The Australian Human Rights Commission’s work on human rights and technology has shown this kind of use of technology can lead to human rights abuses. And, as we saw with ‘Robodebt’, automated enforcement can lead to serious errors.

Under international law, governments are allowed to restrict many of our freedoms in response to a public health emergency. But each restriction must be reasonable, necessary and proportionate to the threat. And these restrictions must be temporary. There also needs to be genuine independent oversight of the restrictions to make sure there are checks and balances.

We need to combat COVID-19 strongly and effectively. We are also the land of the ‘fair go’, and so we should be vigilant and push back on any restrictions that could do more harm than good.

As part of our commitment to the ‘fair go’, we must speak up for the most vulnerable in our communities. As Human Rights Commissioner, I inspect Australia’s immigration detention facilities. Many of the people in these facilities are seeking asylum from authoritarian conditions in their own countries. They certainly were not given a ‘fair go’ – in fact, many of them have experienced terrible things.

The people in immigration detention centres usually have to share small rooms with strangers. Keeping a physical distance in these places is pretty much impossible.
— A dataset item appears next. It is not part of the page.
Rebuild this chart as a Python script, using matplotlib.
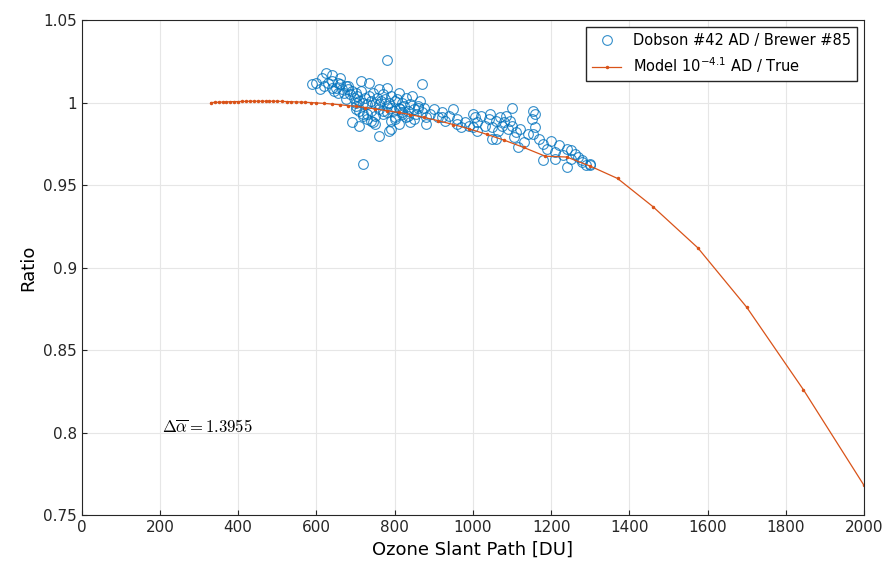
import numpy as np
from matplotlib import pyplot as plt

# measured ratio (Dobson / Brewer) vs ozone slant path
obs_x = [590, 600, 610, 615, 620, 625, 630, 640, 645, 650, 655, 660, 665, 670, 675, 680, 685, 690,
         695, 700, 700, 705, 710, 710, 715, 720, 720, 725, 730, 730, 735, 740, 740, 745, 750, 750,
         755, 760, 760, 765, 770, 770, 775, 780, 780, 785, 790, 790, 795, 800, 800, 805, 810, 810,
         815, 820, 820, 825, 830, 835, 840, 845, 850, 855, 860, 865, 870, 875, 880, 890, 900, 910,
         920, 930, 940, 950, 960, 970, 980, 990, 1000, 1005, 1010, 1020, 1030, 1040, 1045, 1050,
         1060, 1065, 1070, 1075, 1080, 1085, 1090, 1095, 1100, 1105, 1110, 1120, 1130, 1140, 1150,
         1155, 1160, 1170, 1180, 1190, 1200, 1210, 1220, 1230, 1240, 1250, 1260, 1270, 1280, 1290, 1300,
         700, 720, 740, 760, 780, 800, 820, 840, 860, 690, 710, 730, 750, 770, 790, 810, 830, 850,
         640, 660, 680, 720, 780, 715, 735, 760, 785, 870, 1160, 1155, 1100, 1050, 1000, 1210, 1250,
         640, 655, 675, 700, 745, 790, 835, 880, 920, 960, 1010, 1060, 1115, 1180, 1240, 1280, 1300]
obs_y = [1.011, 1.012, 1.008, 1.015, 1.010, 1.018, 1.012, 1.013, 1.007, 1.009, 1.012, 1.011, 1.008, 1.006,
         1.010, 1.008, 1.005, 1.007, 1.003, 1.006, 0.998, 1.004, 1.001, 0.995, 1.007, 1.000, 0.992,
         1.003, 0.999, 0.990, 1.004, 1.001, 0.995, 1.006, 0.999, 0.992, 1.003, 1.008, 0.996, 1.001,
         1.005, 0.993, 1.002, 0.998, 1.009, 1.000, 0.997, 1.004, 0.995, 1.001, 0.991, 1.002, 0.997,
         1.006, 0.996, 1.000, 0.993, 0.998, 1.003, 0.995, 0.999, 1.004, 0.996, 0.993, 0.998, 1.001,
         0.994, 0.997, 0.991, 0.993, 0.996, 0.991, 0.994, 0.989, 0.992, 0.996, 0.990, 0.985, 0.988,
         0.986, 0.985, 0.991, 0.988, 0.992, 0.986, 0.990, 0.993, 0.985, 0.989, 0.983, 0.991, 0.986,
         0.988, 0.992, 0.984, 0.989, 0.986, 0.979, 0.982, 0.984, 0.976, 0.981, 0.990, 0.995, 0.985,
         0.978, 0.975, 0.972, 0.977, 0.970, 0.974, 0.968, 0.972, 0.966, 0.969, 0.967, 0.964, 0.962,
         0.963, 0.996, 0.993, 0.989, 0.999, 0.994, 0.990, 0.994, 0.988, 0.997, 0.988, 0.986, 0.993,
         0.987, 0.995, 0.989, 0.987, 0.991, 0.990, 1.017, 1.015, 1.010, 0.963, 1.026, 1.013, 1.012,
         0.980, 0.983, 1.011, 0.993, 0.981, 0.997, 0.978, 0.993, 0.966, 0.971, 1.009, 1.006, 1.002,
         1.000, 0.988, 0.984, 0.992, 0.987, 0.991, 0.987, 0.983, 0.978, 0.973, 0.965, 0.961, 0.965, 0.962]

# model curve, non-uniform sample spacing as in the reference
model_x = [330, 340, 350, 360, 370, 380, 390, 400, 410, 420, 430, 440, 450, 460, 470, 480, 490, 500,
           512, 524, 536, 548, 560, 572, 585, 600, 620, 640, 660, 680, 700, 725, 750, 780, 810, 840,
           875, 910, 950, 990, 1035, 1080, 1130, 1185, 1240, 1300, 1370, 1460, 1575, 1700, 1845, 2000]
model_y = [1.0000, 1.0001, 1.0002, 1.0003, 1.0004, 1.0005, 1.0006, 1.0006, 1.0007, 1.0007, 1.0008,
           1.0008, 1.0008, 1.0008, 1.0008, 1.0008, 1.0008, 1.0008, 1.0007, 1.0006, 1.0005, 1.0004,
           1.0003, 1.0002, 1.0000, 0.9998, 0.9995, 0.9991, 0.9987, 0.9982, 0.9977, 0.9970, 0.9962,
           0.9951, 0.9940, 0.9927, 0.9910, 0.9891, 0.9867, 0.9841, 0.9808, 0.9772, 0.9728, 0.9675,
           0.9670, 0.9615, 0.9540, 0.9370, 0.9120, 0.8760, 0.8260, 0.7680]

fig = plt.figure(figsize=(8.88, 5.73), dpi=100)
ax = fig.add_axes([0.092, 0.101, 0.881, 0.864])
ax.plot(obs_x, obs_y, 'o', mfc='none', mec='#0072BD', ms=7, mew=0.8, alpha=0.8,
        label='Dobson #42 AD / Brewer #85')
ax.plot(model_x, model_y, '-', color='#D95319', lw=0.9, marker='.', ms=3,
        label='Model 10$^{-4.1}$ AD / True')
ax.set_xlim(0, 2000)
ax.set_ylim(0.75, 1.05)
ax.set_xticks(np.arange(0, 2001, 200))
ax.set_yticks([0.75, 0.8, 0.85, 0.9, 0.95, 1.0, 1.05])
ax.set_yticklabels(['0.75', '0.8', '0.85', '0.9', '0.95', '1', '1.05'])
ax.grid(True, color='#e6e6e6', lw=0.8)
ax.tick_params(direction='in', labelsize=11, colors='#262626')
for s in ax.spines.values():
    s.set_color('#262626')
ax.set_xlabel('Ozone Slant Path [DU]', fontsize=13)
ax.set_ylabel('Ratio', fontsize=13)
ax.text(205, 0.80, r'$\Delta\overline{\alpha} = 1.3955$', fontsize=12, math_fontfamily='cm')
ax.legend(loc='upper right', fontsize=10.5, fancybox=False, edgecolor='#262626', framealpha=1)
fig.savefig('out.png', dpi=100)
Many health experts – the same experts we see on our televisions every night – are warning that there is a high risk of the virus spreading in these crowded immigration detention centres.

Last month, the Australasian Society for Infectious Diseases recommended that immigration detainees who do not pose a significant security or health risk should be released into housing in the community. I support this call. It is important for everyone; an outbreak of COVID-19 in a detention facility would easily spread to the wider Australian community.

We can be proud of how we as a nation have come together and risen to the challenge of COVID-19. But we must never forget our most vulnerable people. By keeping our commitment to human rights for everyone in Australia, we will ensure we keep the values we prize most highly in our society once this is all over.